▸ Stated problem: Transcribe everything in the data word for word. Pictures are left out.
--- begin ---
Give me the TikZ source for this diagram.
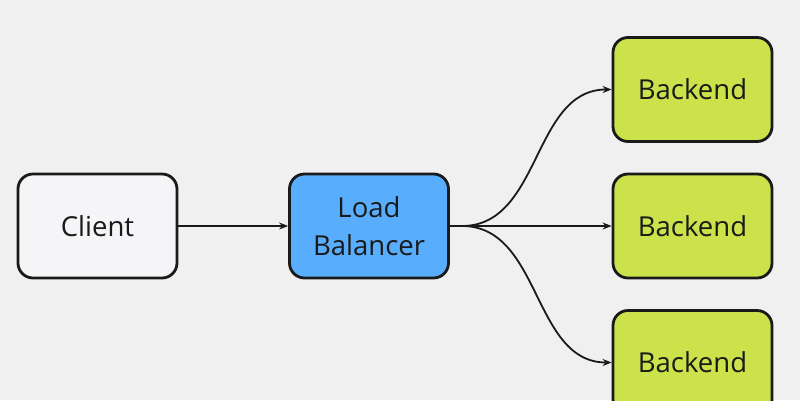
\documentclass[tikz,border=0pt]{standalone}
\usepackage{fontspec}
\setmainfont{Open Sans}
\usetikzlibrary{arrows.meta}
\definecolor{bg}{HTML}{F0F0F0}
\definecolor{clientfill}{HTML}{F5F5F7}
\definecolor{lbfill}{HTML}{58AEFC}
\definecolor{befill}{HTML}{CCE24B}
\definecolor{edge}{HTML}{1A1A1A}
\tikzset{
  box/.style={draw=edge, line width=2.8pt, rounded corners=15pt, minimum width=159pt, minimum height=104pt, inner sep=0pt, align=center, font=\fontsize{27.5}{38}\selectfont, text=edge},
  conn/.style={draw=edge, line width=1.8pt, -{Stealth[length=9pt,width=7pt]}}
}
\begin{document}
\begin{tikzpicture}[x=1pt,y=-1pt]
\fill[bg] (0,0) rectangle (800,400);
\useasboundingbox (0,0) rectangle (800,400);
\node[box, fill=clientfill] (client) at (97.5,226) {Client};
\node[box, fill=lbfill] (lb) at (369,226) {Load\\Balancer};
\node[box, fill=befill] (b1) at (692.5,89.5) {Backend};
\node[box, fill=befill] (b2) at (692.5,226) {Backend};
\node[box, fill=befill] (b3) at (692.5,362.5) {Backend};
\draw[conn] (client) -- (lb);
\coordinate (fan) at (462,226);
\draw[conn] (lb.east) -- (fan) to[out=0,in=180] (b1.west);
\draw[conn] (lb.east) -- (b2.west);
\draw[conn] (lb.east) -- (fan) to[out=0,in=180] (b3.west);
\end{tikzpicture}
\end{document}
--- end ---
▸ Task solution:
Give me the TikZ source for this diagram.
\documentclass[tikz,border=0pt]{standalone}
\usepackage{fontspec}
\setmainfont{Open Sans}
\usetikzlibrary{arrows.meta}
\definecolor{bg}{HTML}{F0F0F0}
\definecolor{clientfill}{HTML}{F5F5F7}
\definecolor{lbfill}{HTML}{58AEFC}
\definecolor{befill}{HTML}{CCE24B}
\definecolor{edge}{HTML}{1A1A1A}
\tikzset{
  box/.style={draw=edge, line width=2.8pt, rounded corners=15pt, minimum width=159pt, minimum height=104pt, inner sep=0pt, align=center, font=\fontsize{27.5}{38}\selectfont, text=edge},
  conn/.style={draw=edge, line width=1.8pt, -{Stealth[length=9pt,width=7pt]}}
}
\begin{document}
\begin{tikzpicture}[x=1pt,y=-1pt]
\fill[bg] (0,0) rectangle (800,400);
\useasboundingbox (0,0) rectangle (800,400);
\node[box, fill=clientfill] (client) at (97.5,226) {Client};
\node[box, fill=lbfill] (lb) at (369,226) {Load\\Balancer};
\node[box, fill=befill] (b1) at (692.5,89.5) {Backend};
\node[box, fill=befill] (b2) at (692.5,226) {Backend};
\node[box, fill=befill] (b3) at (692.5,362.5) {Backend};
\draw[conn] (client) -- (lb);
\coordinate (fan) at (462,226);
\draw[conn] (lb.east) -- (fan) to[out=0,in=180] (b1.west);
\draw[conn] (lb.east) -- (b2.west);
\draw[conn] (lb.east) -- (fan) to[out=0,in=180] (b3.west);
\end{tikzpicture}
\end{document}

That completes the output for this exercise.